Wednesday, April 3rd, 2013 AT 5:14 AM
The two most likely causes are a warped rotor from rough handling in shipping and debris stuck between the rotor and hub. The place to start is by running it in gear, jacked up and supported on jack stands, and watching the wheels from the front. Look for any sideways movement in the wheel at the outer edge where the weights clip on. One wheel will spin faster. To check the other one you have to block the one that's spinning. I use a 2" x 4" but be careful. If it's laying flat on the ground the tire can shoot it out.

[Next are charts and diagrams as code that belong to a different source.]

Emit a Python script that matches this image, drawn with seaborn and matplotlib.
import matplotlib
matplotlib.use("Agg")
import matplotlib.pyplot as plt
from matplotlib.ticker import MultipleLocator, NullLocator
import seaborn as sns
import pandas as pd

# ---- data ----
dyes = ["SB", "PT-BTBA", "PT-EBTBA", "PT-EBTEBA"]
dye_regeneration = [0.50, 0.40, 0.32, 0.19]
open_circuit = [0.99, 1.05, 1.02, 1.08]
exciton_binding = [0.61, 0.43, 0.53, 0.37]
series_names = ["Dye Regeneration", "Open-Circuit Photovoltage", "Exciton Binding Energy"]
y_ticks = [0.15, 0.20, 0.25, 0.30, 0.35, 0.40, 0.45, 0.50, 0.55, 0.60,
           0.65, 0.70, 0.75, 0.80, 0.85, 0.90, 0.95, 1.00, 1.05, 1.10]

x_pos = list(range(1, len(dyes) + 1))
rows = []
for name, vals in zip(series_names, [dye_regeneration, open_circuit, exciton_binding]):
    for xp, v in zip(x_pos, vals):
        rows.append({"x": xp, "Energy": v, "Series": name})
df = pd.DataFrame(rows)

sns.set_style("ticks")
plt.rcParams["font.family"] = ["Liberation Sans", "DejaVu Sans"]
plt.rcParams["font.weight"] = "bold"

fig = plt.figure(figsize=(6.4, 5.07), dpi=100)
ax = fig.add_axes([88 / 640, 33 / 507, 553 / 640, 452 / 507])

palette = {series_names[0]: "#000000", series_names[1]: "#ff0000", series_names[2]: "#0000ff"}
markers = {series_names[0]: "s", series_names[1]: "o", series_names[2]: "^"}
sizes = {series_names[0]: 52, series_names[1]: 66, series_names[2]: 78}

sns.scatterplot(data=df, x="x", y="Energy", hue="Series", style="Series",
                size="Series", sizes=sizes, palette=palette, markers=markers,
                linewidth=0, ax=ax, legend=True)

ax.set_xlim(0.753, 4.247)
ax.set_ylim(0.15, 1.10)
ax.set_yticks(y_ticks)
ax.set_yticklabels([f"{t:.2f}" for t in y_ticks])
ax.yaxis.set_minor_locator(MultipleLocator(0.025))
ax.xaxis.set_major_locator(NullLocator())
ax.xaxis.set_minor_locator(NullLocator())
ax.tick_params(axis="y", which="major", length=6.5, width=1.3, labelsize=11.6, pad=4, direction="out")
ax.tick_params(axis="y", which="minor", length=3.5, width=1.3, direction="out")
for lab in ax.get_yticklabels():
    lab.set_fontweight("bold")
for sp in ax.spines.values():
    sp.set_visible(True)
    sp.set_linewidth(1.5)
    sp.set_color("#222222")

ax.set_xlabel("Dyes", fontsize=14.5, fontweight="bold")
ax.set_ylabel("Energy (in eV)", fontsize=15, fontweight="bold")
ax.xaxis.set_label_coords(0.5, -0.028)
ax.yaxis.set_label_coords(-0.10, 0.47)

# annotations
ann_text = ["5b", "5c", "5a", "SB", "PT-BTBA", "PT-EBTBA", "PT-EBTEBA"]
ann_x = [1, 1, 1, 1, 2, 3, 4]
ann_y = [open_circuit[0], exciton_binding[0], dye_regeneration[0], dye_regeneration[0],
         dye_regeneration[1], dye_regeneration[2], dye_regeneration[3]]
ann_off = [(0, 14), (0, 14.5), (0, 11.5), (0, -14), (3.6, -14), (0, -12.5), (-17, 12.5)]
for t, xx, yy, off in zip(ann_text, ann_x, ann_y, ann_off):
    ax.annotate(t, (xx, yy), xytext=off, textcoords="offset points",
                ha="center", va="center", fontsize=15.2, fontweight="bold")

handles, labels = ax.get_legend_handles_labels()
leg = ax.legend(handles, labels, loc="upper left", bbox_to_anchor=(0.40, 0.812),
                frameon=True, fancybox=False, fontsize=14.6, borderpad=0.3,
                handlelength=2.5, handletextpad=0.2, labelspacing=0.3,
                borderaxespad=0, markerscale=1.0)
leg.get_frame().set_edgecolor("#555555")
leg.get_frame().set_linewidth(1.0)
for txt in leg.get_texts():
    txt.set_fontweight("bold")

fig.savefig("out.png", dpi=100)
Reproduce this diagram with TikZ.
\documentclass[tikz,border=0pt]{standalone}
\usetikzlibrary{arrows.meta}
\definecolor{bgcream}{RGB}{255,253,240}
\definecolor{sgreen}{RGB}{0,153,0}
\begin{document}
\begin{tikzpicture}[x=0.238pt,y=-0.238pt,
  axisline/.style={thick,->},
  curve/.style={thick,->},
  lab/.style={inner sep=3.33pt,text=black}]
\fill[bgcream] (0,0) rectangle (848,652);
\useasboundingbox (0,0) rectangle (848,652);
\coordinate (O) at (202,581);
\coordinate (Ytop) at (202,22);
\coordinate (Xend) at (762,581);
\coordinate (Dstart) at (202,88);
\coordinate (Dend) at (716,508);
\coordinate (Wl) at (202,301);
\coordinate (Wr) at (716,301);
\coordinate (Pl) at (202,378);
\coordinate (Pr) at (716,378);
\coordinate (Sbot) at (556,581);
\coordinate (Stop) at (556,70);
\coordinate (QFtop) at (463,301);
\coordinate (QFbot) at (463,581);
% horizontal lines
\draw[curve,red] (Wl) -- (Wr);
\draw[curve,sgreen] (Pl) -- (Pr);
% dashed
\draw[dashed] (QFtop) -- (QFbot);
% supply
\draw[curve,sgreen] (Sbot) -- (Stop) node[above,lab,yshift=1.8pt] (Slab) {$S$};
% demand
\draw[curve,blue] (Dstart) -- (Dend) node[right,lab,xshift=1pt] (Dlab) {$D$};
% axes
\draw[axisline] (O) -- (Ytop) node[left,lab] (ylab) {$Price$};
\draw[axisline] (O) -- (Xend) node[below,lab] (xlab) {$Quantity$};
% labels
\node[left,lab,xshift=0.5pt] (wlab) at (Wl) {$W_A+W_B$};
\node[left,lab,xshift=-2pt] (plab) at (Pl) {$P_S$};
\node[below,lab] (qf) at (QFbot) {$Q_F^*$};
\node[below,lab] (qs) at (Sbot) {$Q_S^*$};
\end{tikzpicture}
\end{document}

If you don't see any sideways wobble in the wheels, remove them, reinstall three lug nuts, then watch the rotors as they spin. Mechanics will use a dial indicator to measure the lateral runout of each rotor, and a micrometer to measure for thickness variation. Thickness variation causes the brake pedal to pulse up and down. Lateral runout forces the caliper to slide back and forth on the mounts and that tugs on the steering linkage. It will be felt in the steering wheel. If you can feel the vibration in the steering wheel the runout is usually bad enough that you can see the caliper moving without using a dial indicator.
Warped rotors are also a common result of failure to use a click-type torque wrench on the lug nuts. The uneven clamping forces causes the rotors to warp from the uneven stress and heating and cooling cycles. The clue is the pulsation shows up weeks after the brake service was done. Warpage from rough handling or debris between the rotor and hub shows up right away.

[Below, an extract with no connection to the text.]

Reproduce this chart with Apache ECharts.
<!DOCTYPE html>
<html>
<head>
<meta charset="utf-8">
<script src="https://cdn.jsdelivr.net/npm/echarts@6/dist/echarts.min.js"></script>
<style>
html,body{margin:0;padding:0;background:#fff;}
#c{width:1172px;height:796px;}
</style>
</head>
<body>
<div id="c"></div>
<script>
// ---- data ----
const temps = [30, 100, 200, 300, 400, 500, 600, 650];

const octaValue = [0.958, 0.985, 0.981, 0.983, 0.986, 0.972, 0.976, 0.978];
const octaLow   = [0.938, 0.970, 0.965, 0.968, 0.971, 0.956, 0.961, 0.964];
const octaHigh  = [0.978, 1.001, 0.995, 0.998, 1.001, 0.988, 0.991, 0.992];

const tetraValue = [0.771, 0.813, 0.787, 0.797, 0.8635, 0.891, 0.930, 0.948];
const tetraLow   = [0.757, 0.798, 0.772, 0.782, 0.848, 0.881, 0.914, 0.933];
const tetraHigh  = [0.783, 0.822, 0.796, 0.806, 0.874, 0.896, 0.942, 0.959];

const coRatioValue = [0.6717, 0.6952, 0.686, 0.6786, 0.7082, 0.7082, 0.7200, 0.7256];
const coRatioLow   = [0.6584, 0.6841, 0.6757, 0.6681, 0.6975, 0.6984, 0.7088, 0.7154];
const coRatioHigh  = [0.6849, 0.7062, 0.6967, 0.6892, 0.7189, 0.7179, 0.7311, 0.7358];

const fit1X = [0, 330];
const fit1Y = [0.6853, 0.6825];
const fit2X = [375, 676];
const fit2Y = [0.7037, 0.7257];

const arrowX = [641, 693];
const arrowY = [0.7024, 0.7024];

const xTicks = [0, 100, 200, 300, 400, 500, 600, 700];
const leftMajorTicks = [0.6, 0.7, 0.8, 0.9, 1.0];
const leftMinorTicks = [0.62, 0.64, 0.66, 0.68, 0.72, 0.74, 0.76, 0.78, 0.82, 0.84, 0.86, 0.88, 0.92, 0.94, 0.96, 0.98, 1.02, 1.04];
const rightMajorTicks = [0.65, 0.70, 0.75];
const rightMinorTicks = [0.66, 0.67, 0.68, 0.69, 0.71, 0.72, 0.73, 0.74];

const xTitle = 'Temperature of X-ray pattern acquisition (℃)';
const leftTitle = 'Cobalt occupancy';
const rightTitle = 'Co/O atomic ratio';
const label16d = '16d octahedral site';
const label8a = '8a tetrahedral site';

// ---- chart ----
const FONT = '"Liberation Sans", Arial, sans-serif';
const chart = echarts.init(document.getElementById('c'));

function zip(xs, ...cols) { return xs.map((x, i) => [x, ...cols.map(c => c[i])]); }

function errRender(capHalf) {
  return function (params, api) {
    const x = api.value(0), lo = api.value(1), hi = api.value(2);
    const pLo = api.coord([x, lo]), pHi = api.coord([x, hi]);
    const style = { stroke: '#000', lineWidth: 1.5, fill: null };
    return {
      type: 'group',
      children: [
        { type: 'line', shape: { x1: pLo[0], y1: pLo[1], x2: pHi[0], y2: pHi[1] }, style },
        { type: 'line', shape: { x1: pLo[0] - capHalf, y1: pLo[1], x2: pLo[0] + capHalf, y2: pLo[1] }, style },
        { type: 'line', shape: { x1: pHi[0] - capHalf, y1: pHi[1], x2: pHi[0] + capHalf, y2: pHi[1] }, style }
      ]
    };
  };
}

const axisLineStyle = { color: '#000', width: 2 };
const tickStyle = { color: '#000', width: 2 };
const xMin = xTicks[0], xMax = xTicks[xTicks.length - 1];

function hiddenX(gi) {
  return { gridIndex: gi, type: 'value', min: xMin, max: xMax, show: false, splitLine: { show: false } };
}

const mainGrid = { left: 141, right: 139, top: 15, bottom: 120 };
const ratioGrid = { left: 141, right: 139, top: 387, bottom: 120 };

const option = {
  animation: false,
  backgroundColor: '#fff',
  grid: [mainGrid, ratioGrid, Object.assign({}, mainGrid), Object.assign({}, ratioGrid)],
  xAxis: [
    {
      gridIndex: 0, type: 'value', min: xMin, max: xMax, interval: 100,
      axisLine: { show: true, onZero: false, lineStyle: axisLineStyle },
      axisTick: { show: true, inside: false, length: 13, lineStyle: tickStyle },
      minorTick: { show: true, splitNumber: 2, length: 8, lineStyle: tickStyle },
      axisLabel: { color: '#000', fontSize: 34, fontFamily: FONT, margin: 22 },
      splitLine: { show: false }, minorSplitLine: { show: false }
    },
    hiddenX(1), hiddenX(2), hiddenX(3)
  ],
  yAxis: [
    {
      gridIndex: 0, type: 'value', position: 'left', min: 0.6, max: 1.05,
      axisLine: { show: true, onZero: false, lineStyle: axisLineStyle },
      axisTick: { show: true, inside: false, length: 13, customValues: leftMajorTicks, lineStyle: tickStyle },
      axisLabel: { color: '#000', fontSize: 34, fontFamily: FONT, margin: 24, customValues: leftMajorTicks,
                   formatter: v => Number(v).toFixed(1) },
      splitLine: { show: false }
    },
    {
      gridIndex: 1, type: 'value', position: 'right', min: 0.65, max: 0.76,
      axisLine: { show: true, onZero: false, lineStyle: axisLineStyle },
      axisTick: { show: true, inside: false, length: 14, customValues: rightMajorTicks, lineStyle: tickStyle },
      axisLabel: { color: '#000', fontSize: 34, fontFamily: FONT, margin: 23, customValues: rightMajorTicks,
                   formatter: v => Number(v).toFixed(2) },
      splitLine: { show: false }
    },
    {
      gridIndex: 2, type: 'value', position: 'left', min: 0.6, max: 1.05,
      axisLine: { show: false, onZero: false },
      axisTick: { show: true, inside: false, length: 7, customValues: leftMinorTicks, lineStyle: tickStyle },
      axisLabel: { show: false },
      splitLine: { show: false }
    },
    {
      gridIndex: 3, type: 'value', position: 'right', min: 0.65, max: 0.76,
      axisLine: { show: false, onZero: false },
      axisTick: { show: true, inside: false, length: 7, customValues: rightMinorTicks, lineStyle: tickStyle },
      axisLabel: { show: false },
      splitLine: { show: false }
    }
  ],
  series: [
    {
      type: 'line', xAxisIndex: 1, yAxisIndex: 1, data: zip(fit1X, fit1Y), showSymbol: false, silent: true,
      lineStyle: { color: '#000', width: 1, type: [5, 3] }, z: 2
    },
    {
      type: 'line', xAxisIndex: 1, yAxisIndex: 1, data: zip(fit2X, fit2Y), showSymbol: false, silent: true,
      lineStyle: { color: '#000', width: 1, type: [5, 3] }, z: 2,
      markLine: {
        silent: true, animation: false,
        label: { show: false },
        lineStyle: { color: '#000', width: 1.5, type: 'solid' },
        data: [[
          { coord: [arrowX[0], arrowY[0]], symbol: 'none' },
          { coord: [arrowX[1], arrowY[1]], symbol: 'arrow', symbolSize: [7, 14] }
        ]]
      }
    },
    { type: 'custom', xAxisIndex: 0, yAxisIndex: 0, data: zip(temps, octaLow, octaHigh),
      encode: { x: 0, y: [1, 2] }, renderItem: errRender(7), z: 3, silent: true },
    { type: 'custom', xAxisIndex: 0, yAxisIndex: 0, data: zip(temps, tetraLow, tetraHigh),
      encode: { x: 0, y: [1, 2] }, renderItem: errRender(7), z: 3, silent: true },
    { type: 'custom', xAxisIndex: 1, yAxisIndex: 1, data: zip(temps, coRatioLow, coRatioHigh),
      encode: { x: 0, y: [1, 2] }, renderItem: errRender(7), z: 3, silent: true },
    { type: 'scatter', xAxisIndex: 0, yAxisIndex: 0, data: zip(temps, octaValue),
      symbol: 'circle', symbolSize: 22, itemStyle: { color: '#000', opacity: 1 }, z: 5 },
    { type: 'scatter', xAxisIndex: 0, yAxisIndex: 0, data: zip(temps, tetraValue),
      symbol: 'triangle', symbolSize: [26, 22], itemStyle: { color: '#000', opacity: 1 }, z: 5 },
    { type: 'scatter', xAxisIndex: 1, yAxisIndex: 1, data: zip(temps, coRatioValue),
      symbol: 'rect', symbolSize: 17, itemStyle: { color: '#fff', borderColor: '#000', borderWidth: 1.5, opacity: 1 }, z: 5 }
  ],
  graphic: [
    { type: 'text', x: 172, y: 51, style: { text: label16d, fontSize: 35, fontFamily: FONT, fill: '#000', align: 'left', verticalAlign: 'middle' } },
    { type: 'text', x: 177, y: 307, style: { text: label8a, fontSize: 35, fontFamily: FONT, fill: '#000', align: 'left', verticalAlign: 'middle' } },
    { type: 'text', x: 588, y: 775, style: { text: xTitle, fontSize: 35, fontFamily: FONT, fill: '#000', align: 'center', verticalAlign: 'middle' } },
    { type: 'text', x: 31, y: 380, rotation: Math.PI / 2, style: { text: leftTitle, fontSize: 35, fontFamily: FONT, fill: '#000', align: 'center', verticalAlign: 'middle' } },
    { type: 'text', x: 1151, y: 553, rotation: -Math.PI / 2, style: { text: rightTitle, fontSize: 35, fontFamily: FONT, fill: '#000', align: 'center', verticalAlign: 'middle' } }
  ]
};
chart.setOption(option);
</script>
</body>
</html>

Wednesday, April 3rd, 2013 AT 6:48 AM
The rotors have been replaced twice from different vendors. All wheels are torqued at 100 foot lbs. When asked the dealer. Rust on hub was cleaned with sanding paper. New Rotors were cleaned with break clean from Napa. Pulsation showed up right away ONLY when braking at 60 mph or higher not at lower speed. What else there could be.
Wednesday, April 3rd, 2013 AT 2:37 PM
Then you definitely need to get the dial indicator involved. If the mechanic is taking a light cut on the new rotors, as we always used to do, he may be inadvertently machining a warp into one of them. I'm a brake expert and I did that on a Dokata in the mid '90s. Upon rechecking my work for the cause of a clicking noise when braking I found I had put in a lateral runout of.012" and that was enough to see the caliper sliding back and forth with each axle revolution.

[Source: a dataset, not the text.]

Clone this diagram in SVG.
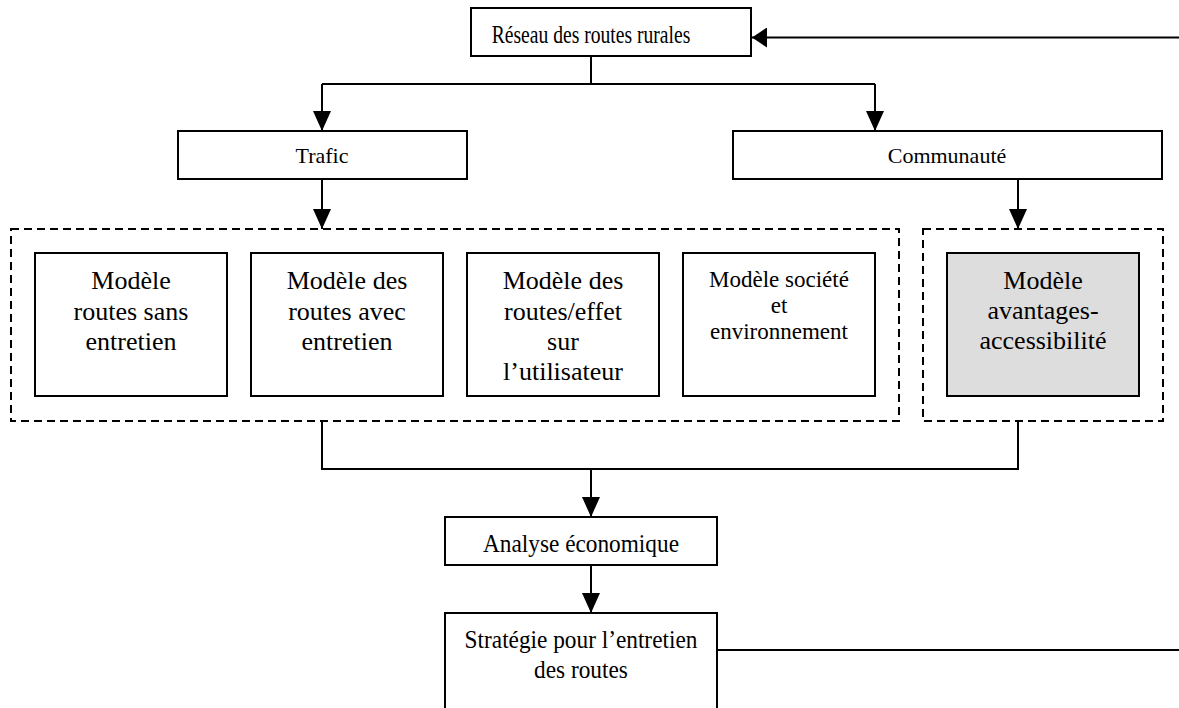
<svg xmlns="http://www.w3.org/2000/svg" width="1179" height="708" viewBox="0 0 1179 708">
  <style>
    .box { fill: #ffffff; stroke: #000000; stroke-width: 2; }
    .grey { fill: #dddddd; stroke: #000000; stroke-width: 2; }
    .dash { fill: none; stroke: #000000; stroke-width: 2; stroke-dasharray: 8 5; }
    .conn { fill: none; stroke: #000000; stroke-width: 2; }
    text { font-family: "Liberation Serif", "Times New Roman", serif; fill: #000000; text-anchor: middle; }
    .t26 { font-size: 26px; }
    .t23 { font-size: 23px; }
    .t22 { font-size: 22px; }
    .t24 { font-size: 23.3px; }
  </style>
  <defs>
    <marker id="arrD" markerUnits="userSpaceOnUse" markerWidth="20" markerHeight="18" refX="20" refY="9" orient="auto" viewBox="0 0 20 18">
      <path d="M0,0 L20,9 L0,18 Z" fill="#000000"/>
    </marker>
    <marker id="arrL" markerUnits="userSpaceOnUse" markerWidth="15" markerHeight="20" refX="15" refY="10" orient="auto" viewBox="0 0 15 20">
      <path d="M0,0 L15,10 L0,20 Z" fill="#000000"/>
    </marker>
  </defs>
  <rect x="0" y="0" width="1179" height="708" fill="#ffffff"/>

  <g id="connectors">
    <path class="conn" d="M1179,37.5 H752" marker-end="url(#arrL)"/>
    <path class="conn" d="M591,56 V84"/>
    <path class="conn" d="M322,84 H875"/>
    <path class="conn" d="M322,84 V131" marker-end="url(#arrD)"/>
    <path class="conn" d="M875,84 V131" marker-end="url(#arrD)"/>
    <path class="conn" d="M322,179 V229" marker-end="url(#arrD)"/>
    <path class="conn" d="M1018,179 V229" marker-end="url(#arrD)"/>
    <path class="conn" d="M322,421 V469 H1018 V421"/>
    <path class="conn" d="M591,469 V517" marker-end="url(#arrD)"/>
    <path class="conn" d="M591,565 V613" marker-end="url(#arrD)"/>
    <path class="conn" d="M717,650 H1179"/>
  </g>

  <g id="reseau">
    <rect class="box" x="471" y="8" width="280" height="48"/>
    <text transform="translate(591,43) scale(1,1.25)" style="font-size:19.6px">Réseau des routes rurales</text>
  </g>

  <g id="trafic">
    <rect class="box" x="178" y="131" width="289" height="48"/>
    <text class="t22" x="322" y="163">Trafic</text>
  </g>

  <g id="communaute">
    <rect class="box" x="733" y="131" width="429" height="48"/>
    <text class="t22" x="947" y="163">Communauté</text>
  </g>

  <g id="groupe-trafic">
    <rect class="dash" x="11" y="229" width="888" height="192"/>
  </g>

  <g id="modele-sans-entretien">
    <rect class="box" x="35" y="253" width="192" height="143"/>
    <text class="t26" x="131" y="289">Modèle</text>
    <text class="t26" x="131" y="319.5">routes sans</text>
    <text class="t26" x="131" y="350">entretien</text>
  </g>

  <g id="modele-avec-entretien">
    <rect class="box" x="251" y="253" width="192" height="143"/>
    <text class="t26" x="347" y="289">Modèle des</text>
    <text class="t26" x="347" y="319.5">routes avec</text>
    <text class="t26" x="347" y="350">entretien</text>
  </g>

  <g id="modele-effet-utilisateur">
    <rect class="box" x="467" y="253" width="192" height="143"/>
    <text class="t26" x="563" y="289">Modèle des</text>
    <text class="t26" x="563" y="319.5">routes/effet</text>
    <text class="t26" x="563" y="350">sur</text>
    <text class="t26" x="563" y="380">l’utilisateur</text>
  </g>

  <g id="modele-societe">
    <rect class="box" x="683" y="253" width="192" height="143"/>
    <text class="t23" x="779" y="287">Modèle société</text>
    <text class="t23" x="779" y="313">et</text>
    <text class="t23" x="779" y="339">environnement</text>
  </g>

  <g id="groupe-communaute">
    <rect class="dash" x="923" y="229" width="240" height="192"/>
  </g>

  <g id="modele-avantages">
    <rect class="grey" x="947" y="253" width="192" height="143"/>
    <text class="t26" x="1043" y="289">Modèle</text>
    <text class="t26" x="1043" y="319">avantages-</text>
    <text class="t26" x="1043" y="349">accessibilité</text>
  </g>

  <g id="analyse">
    <rect class="box" x="445" y="517" width="272" height="48"/>
    <text class="t24" transform="translate(581,552) scale(1,1.08)">Analyse économique</text>
  </g>

  <g id="strategie">
    <rect class="box" x="445" y="613" width="272" height="110"/>
    <text class="t24" transform="translate(581,647.5) scale(1,1.08)">Stratégie pour l’entretien</text>
    <text class="t24" transform="translate(581,678) scale(1,1.08)">des routes</text>
  </g>
</svg>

The rear drums would have been machined too. While they will not be egg-shaped, if they were not mounted squarely on the brake lathe the friction surface will wobble and make the shoes turn and slide back and forth. You can identify that by pulling the parking brake release lever, then pushing the parking brake pedal lightly. That operates just the rear shoes. If you feel the pulsing tugging sensation look at the rear drums.